The "adverserial-ness" is also apperant in the possible causes you raised for the manager's decision (he's a company man / he's taking advantage of the fact that you're agreeable / he doesn't want you to work elsewhere). There can be other reasons, even with a manager that's 100% on your side. For example, maybe he worked hard to get approval for you to go to that conference, even fought his supervisors, but at the end he lost? That's why the best advice is to ask him to explain the decision, and not to come to the conversation with any assumptions.

5 comments

Shouldn't the manager as a decent human being, upon so blatantly encroaching on another human being's personal time, be the one to explain himself and his reason for his refusal?
> There can be other reasons, even with a manager that's 100% on your side. For example, maybe he worked hard to get approval for you to go to that conference, even fought his supervisors, but at the end he lost? That's why the best advice is to ask him to explain the decision, and not to come to the conversation with any assumptions.
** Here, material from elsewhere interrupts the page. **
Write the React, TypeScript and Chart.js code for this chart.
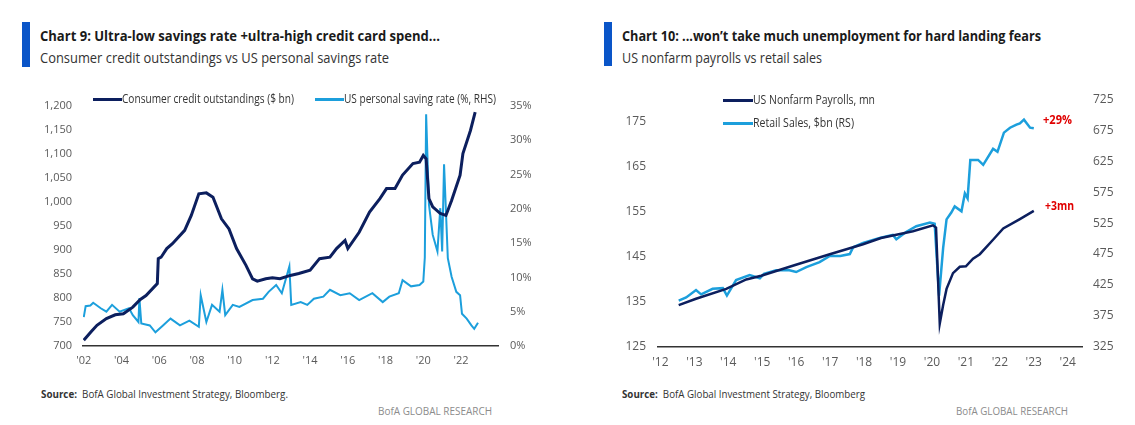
import React, { useEffect, useRef } from 'react';
import { Chart, registerables } from 'chart.js';

Chart.register(...registerables);

const NAVY = '#0c1f5e';
const LIGHT = '#1c9fdc';
const BAR_BLUE = '#0a55c8';
const TICK_COLOR = '#5a5a5a';
const FONT = '"Open Sans", "DejaVu Sans", sans-serif';

// ---------- Chart 9 data ----------
const ccYears = [2002.0, 2002.4, 2002.7, 2003.2, 2003.67, 2004.1, 2004.6, 2005.0, 2005.3, 2005.9, 2005.95, 2006.1, 2006.4, 2006.7, 2007.35, 2007.7, 2008.1, 2008.5, 2008.85, 2009.3, 2009.7, 2010.1, 2010.6, 2010.95, 2011.2, 2011.65, 2012.0, 2012.4, 2012.95, 2013.4, 2014.0, 2014.5, 2015.05, 2015.4, 2015.85, 2016.0, 2016.6, 2017.15, 2017.7, 2018.05, 2018.5, 2018.9, 2019.45, 2019.8, 2020.0, 2020.15, 2020.3, 2020.5, 2020.9, 2021.2, 2021.5, 2021.95, 2022.1, 2022.5, 2022.75];
const ccValues = [712, 730, 743, 757, 765, 767, 781, 797, 805, 830, 882, 885, 903, 913, 941, 972, 1017, 1019, 1010, 965, 944, 903, 868, 840, 835, 840, 842, 840, 847, 851, 858, 882, 885, 903, 920, 903, 937, 979, 1007, 1028, 1028, 1056, 1080, 1083, 1097, 1090, 1007, 990, 976, 972, 1003, 1056, 1101, 1149, 1187];

const srYears = [2002.0, 2002.1, 2002.35, 2002.5, 2002.9, 2003.2, 2003.5, 2003.9, 2004.4, 2004.6, 2004.9, 2004.95, 2005.05, 2005.5, 2005.8, 2006.2, 2006.6, 2007.1, 2007.6, 2008.1, 2008.2, 2008.5, 2008.8, 2009.2, 2009.35, 2009.5, 2009.9, 2010.25, 2010.95, 2011.5, 2011.8, 2012.2, 2012.5, 2012.9, 2013.0, 2013.5, 2013.85, 2014.2, 2014.7, 2015.05, 2015.6, 2016.1, 2016.6, 2017.3, 2017.85, 2018.2, 2018.7, 2018.9, 2019.35, 2019.8, 2020.0, 2020.08, 2020.15, 2020.3, 2020.5, 2020.75, 2020.9, 2021.0, 2021.1, 2021.3, 2021.5, 2021.75, 2021.95, 2022.05, 2022.3, 2022.55, 2022.7, 2022.9];
const srValues = [4.2, 5.8, 5.9, 6.3, 5.5, 5.0, 6.0, 5.0, 5.5, 4.5, 3.5, 7.0, 3.3, 3.0, 2.0, 3.0, 4.0, 3.0, 3.7, 2.8, 7.4, 3.5, 6.0, 5.0, 8.2, 4.5, 6.0, 5.7, 6.7, 6.9, 7.9, 8.9, 7.7, 11.6, 6.0, 6.4, 6.0, 6.9, 7.2, 8.2, 7.4, 7.7, 6.7, 7.7, 6.4, 7.2, 7.7, 9.6, 8.7, 8.9, 9.4, 12.9, 33.8, 20.6, 16.2, 13.8, 20.1, 13.8, 26.5, 12.8, 10.1, 7.9, 7.4, 4.7, 4.0, 3.0, 2.5, 3.4];

const c9LeftTicks = [700, 750, 800, 850, 900, 950, 1000, 1050, 1100, 1150, 1200];
const c9RightTicks = [0, 5, 10, 15, 20, 25, 30, 35];
const c9XTicks = [2002, 2004, 2006, 2008, 2010, 2012, 2014, 2016, 2018, 2020, 2022];

// ---------- Chart 10 data ----------
const nfpYears = [2012.54, 2013.05, 2013.94, 2014.53, 2014.97, 2015.97, 2016.99, 2017.97, 2018.5, 2019.44, 2020.03, 2020.12, 2020.23, 2020.33, 2020.43, 2020.62, 2020.82, 2021.0, 2021.21, 2021.41, 2021.8, 2022.1, 2022.59, 2023.0];
const nfpValues = [134.3, 135.7, 137.9, 140.0, 140.8, 143.2, 145.6, 147.8, 149.2, 150.7, 152.0, 151.5, 130.2, 134.3, 137.9, 141.4, 142.8, 142.9, 144.6, 145.6, 148.8, 151.3, 153.4, 155.2];

const rsYears = [2012.54, 2012.76, 2013.05, 2013.2, 2013.54, 2013.84, 2013.96, 2014.23, 2014.63, 2014.93, 2015.05, 2015.41, 2015.8, 2016.0, 2016.3, 2016.69, 2016.99, 2017.3, 2017.58, 2017.68, 2017.97, 2018.46, 2018.85, 2018.95, 2019.25, 2019.54, 2019.94, 2020.08, 2020.21, 2020.33, 2020.43, 2020.57, 2020.67, 2020.87, 2020.97, 2021.05, 2021.13, 2021.36, 2021.51, 2021.8, 2021.93, 2022.12, 2022.3, 2022.49, 2022.59, 2022.71, 2022.89, 2023.0];
const rsValues = [400, 405, 417, 410, 419, 420, 408, 433, 441, 436, 443, 449, 449, 446, 454, 462, 472, 472, 475, 486, 493, 501, 506, 499, 511, 520, 526, 524, 408, 485, 531, 542, 552, 544, 573, 565, 627, 627, 619, 645, 640, 671, 679, 684, 686, 692, 679, 678];

const c10LeftTicks = [125, 135, 145, 155, 165, 175];
const c10RightTicks = [325, 375, 425, 475, 525, 575, 625, 675, 725];
const c10XTicks = [2012, 2013, 2014, 2015, 2016, 2017, 2018, 2019, 2020, 2021, 2022, 2023, 2024];

const toPoints = (xs: number[], ys: number[]) => xs.map((x, i) => ({ x, y: ys[i] }));
const yearLabel = (v: number) => "'" + String(Math.round(v)).slice(2);

let measureCtx: CanvasRenderingContext2D | null = null;
function measure(text: string, font: string) {
  if (!measureCtx) measureCtx = document.createElement('canvas').getContext('2d');
  measureCtx!.font = font;
  return measureCtx!.measureText(text).width;
}

type Part = { text: string; weight?: number };
function FitText(props: { parts: Part[]; x: number; cy: number; w: number; size: number; color: string }) {
  const { parts, x, cy, w, size, color } = props;
  let total = 0;
  parts.forEach((p) => { total += measure(p.text, `${p.weight || 400} ${size}px ${FONT}`); });
  const k = total > 0 ? w / total : 1;
  return (
    <div style={{ position: 'absolute', left: x, top: cy - size / 2, height: size, lineHeight: `${size}px`, fontFamily: FONT, fontSize: size, color, whiteSpace: 'pre', transform: `scaleX(${k})`, transformOrigin: '0 50%' }}>
      {parts.map((p, i) => <span key={i} style={{ fontWeight: p.weight || 400 }}>{p.text}</span>)}
    </div>
  );
}

function Swatch(props: { x1: number; x2: number; y: number; color: string; h?: number }) {
  const h = props.h || 3;
  return <div style={{ position: 'absolute', left: props.x1, top: props.y - h / 2, width: props.x2 - props.x1, height: h, background: props.color }} />;
}

function ChartBox(props: { left: number; top: number; width: number; height: number; build: () => any }) {
  const ref = useRef<HTMLCanvasElement>(null);
  useEffect(() => {
    if (!ref.current) return;
    const chart = new Chart(ref.current, props.build());
    return () => chart.destroy();
  }, []);
  return (
    <div style={{ position: 'absolute', left: props.left, top: props.top, width: props.width, height: props.height }}>
      <canvas ref={ref} width={props.width} height={props.height} style={{ width: props.width, height: props.height }} />
    </div>
  );
}

const setTicks = (vals: number[]) => (s: any) => { s.ticks = vals.map((v) => ({ value: v })); };

function chart9Config() {
  const tickFont = { family: FONT, size: 11 };
  return {
    type: 'line',
    data: {
      datasets: [
        { label: 'Consumer credit outstandings ($ bn)', data: toPoints(ccYears, ccValues), borderColor: NAVY, borderWidth: 3, pointRadius: 0, tension: 0, yAxisID: 'y' },
        { label: 'US personal saving rate (%, RHS)', data: toPoints(srYears, srValues), borderColor: LIGHT, borderWidth: 2, pointRadius: 0, tension: 0, yAxisID: 'y1' },
      ],
    },
    options: {
      animation: false,
      responsive: false,
      maintainAspectRatio: false,
      layout: { autoPadding: false, padding: { top: 26, left: 0, right: 0, bottom: 0 } },
      plugins: { legend: { display: false }, tooltip: { enabled: false } },
      scales: {
        x: {
          type: 'linear', position: 'bottom', min: 2001.96, max: 2023.96,
          grid: { display: false, drawTicks: false },
          border: { display: true, color: '#333333', width: 1.5 },
          afterBuildTicks: setTicks(c9XTicks),
          afterFit: (s: any) => { s.height = 34; },
          ticks: { padding: 8, color: TICK_COLOR, font: tickFont, maxRotation: 0, autoSkip: false, callback: (v: any) => yearLabel(v) },
        },
        y: {
          type: 'linear', position: 'left', min: 700, max: 1200,
          grid: { display: false, drawTicks: false },
          border: { display: false },
          afterBuildTicks: setTicks(c9LeftTicks),
          afterFit: (s: any) => { s.width = 83; },
          ticks: { padding: 11, color: TICK_COLOR, font: tickFont, callback: (v: any) => Number(v).toLocaleString('en-US') },
        },
        y1: {
          type: 'linear', position: 'right', min: 0, max: 35,
          grid: { display: false, drawTicks: false },
          border: { display: false },
          afterBuildTicks: setTicks(c9RightTicks),
          afterFit: (s: any) => { s.width = 62; },
          ticks: { padding: 12, color: TICK_COLOR, font: tickFont, callback: (v: any) => v + '%' },
        },
      },
    },
  };
}

function chart10Config() {
  const tickFont = { family: FONT, size: 12 };
  return {
    type: 'line',
    data: {
      datasets: [
        { label: 'US Nonfarm Payrolls, mn', data: toPoints(nfpYears, nfpValues), borderColor: NAVY, borderWidth: 2.5, pointRadius: 0, tension: 0, yAxisID: 'y' },
        { label: 'Retail Sales, $bn (RS)', data: toPoints(rsYears, rsValues), borderColor: LIGHT, borderWidth: 2.5, pointRadius: 0, tension: 0, yAxisID: 'y1' },
      ],
    },
    options: {
      animation: false,
      responsive: false,
      maintainAspectRatio: false,
      layout: { autoPadding: false, padding: { top: 8, left: 0, right: 0, bottom: 0 } },
      plugins: { legend: { display: false }, tooltip: { enabled: false } },
      scales: {
        x: {
          type: 'linear', position: 'bottom', min: 2011.93, max: 2024.42,
          grid: { display: false, drawTicks: false },
          border: { display: true, color: '#333333', width: 1.5 },
          afterBuildTicks: setTicks(c10XTicks),
          afterFit: (s: any) => { s.height = 33; },
          ticks: { padding: 8, color: TICK_COLOR, font: tickFont, maxRotation: 0, autoSkip: false, callback: (v: any) => yearLabel(v) },
        },
        y: {
          type: 'linear', position: 'left', min: 125, max: 180,
          grid: { display: false, drawTicks: false },
          border: { display: false },
          afterBuildTicks: setTicks(c10LeftTicks),
          afterFit: (s: any) => { s.width = 88; },
          ticks: { padding: 12, color: TICK_COLOR, font: tickFont, callback: (v: any) => String(v) },
        },
        y1: {
          type: 'linear', position: 'right', min: 325, max: 725,
          grid: { display: false, drawTicks: false },
          border: { display: false },
          afterBuildTicks: setTicks(c10RightTicks),
          afterFit: (s: any) => { s.width = 53; },
          ticks: { padding: 11, color: TICK_COLOR, font: tickFont, callback: (v: any) => String(v) },
        },
      },
    },
  };
}

export default function App() {
  const dark = '#1a1a1a';
  const mid = '#333333';
  const grey = '#8c8c8c';
  return (
    <div style={{ position: 'absolute', left: 0, top: 0, width: 1135, height: 425, background: '#ffffff', overflow: 'hidden' }}>
      {/* Chart 9 header */}
      <div style={{ position: 'absolute', left: 22, top: 22, width: 8, height: 45, background: BAR_BLUE }} />
      <FitText parts={[{ text: 'Chart 9: Ultra-low savings rate +ultra-high credit card spend...', weight: 700 }]} x={39.5} cy={35.5} w={400} size={15} color={dark} />
      <FitText parts={[{ text: 'Consumer credit outstandings vs US personal savings rate' }]} x={39.5} cy={57} w={349} size={15} color={mid} />

      {/* Chart 10 header */}
      <div style={{ position: 'absolute', left: 604, top: 22, width: 8, height: 44, background: BAR_BLUE }} />
      <FitText parts={[{ text: 'Chart 10: ...won\u2019t take much unemployment for hard landing fears', weight: 700 }]} x={621.5} cy={35.5} w={419} size={15} color={dark} />
      <FitText parts={[{ text: 'US nonfarm payrolls vs retail sales' }]} x={621.5} cy={57} w={200} size={15} color={mid} />

      <ChartBox left={0} top={80} width={560} height={300} build={chart9Config} />
      <ChartBox left={570} top={80} width={565} height={300} build={chart10Config} />

      {/* Chart 9 legend */}
      <Swatch x1={93} x2={122} y={99} color={NAVY} />
      <FitText parts={[{ text: 'Consumer credit outstandings ($ bn)' }]} x={122} cy={99} w={172} size={12} color={mid} />
      <Swatch x1={315} x2={344} y={99} color={LIGHT} />
      <FitText parts={[{ text: 'US personal saving rate (%, RHS)' }]} x={344} cy={99} w={152} size={12} color={mid} />

      {/* Chart 10 legend */}
      <Swatch x1={723} x2={753} y={100} color={NAVY} />
      <FitText parts={[{ text: 'US Nonfarm Payrolls, mn' }]} x={753} cy={100} w={122} size={12} color={mid} />
      <Swatch x1={723} x2={753} y={123} color={LIGHT} />
      <FitText parts={[{ text: 'Retail Sales, $bn (RS)' }]} x={753} cy={123} w={101} size={12} color={mid} />

      {/* Chart 10 annotations */}
      <FitText parts={[{ text: '+29%', weight: 700 }]} x={1043} cy={119.5} w={29} size={12} color={'#e00000'} />
      <FitText parts={[{ text: '+3mn', weight: 700 }]} x={1045} cy={206} w={29} size={12} color={'#e00000'} />

      {/* Sources */}
      <FitText parts={[{ text: 'Source:', weight: 700 }, { text: '  BofA Global Investment Strategy, Bloomberg.' }]} x={40.7} cy={393.5} w={247} size={11} color={mid} />
      <FitText parts={[{ text: 'BofA GLOBAL RESEARCH' }]} x={378} cy={411} w={114} size={11.5} color={grey} />
      <FitText parts={[{ text: 'Source:', weight: 700 }, { text: '  BofA Global Investment Strategy, Bloomberg' }]} x={621.7} cy={393.5} w={243} size={11} color={mid} />
      <FitText parts={[{ text: 'BofA GLOBAL RESEARCH' }]} x={956} cy={411} w={112} size={11.5} color={grey} />
    </div>
  );
}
Fair enough. Maybe I should have said "managerial layers" when I said management.

TBF a manager that tried to get approval but got refused usually won’t reject the original request without explaination.

It’s poisonning the relation with the managee, so if it’s by mistake or from good intent, it’s such a bad move that maybe it’s best to not expect them to have a positive impact going further.

If it’s just some misunderstanding, there is a clear communication problem anyway, so situation would still be dire.

> That's a pretty adverserial approach. Why not understand the manager's motivation and then work with him/her?

That we are here suggests a critical disconnect with the manager already, so that's already failed.

The manager just pissed on the employee from a great height. It's the manager's job to explain exactly why this was reasonable (and it probably wasn't).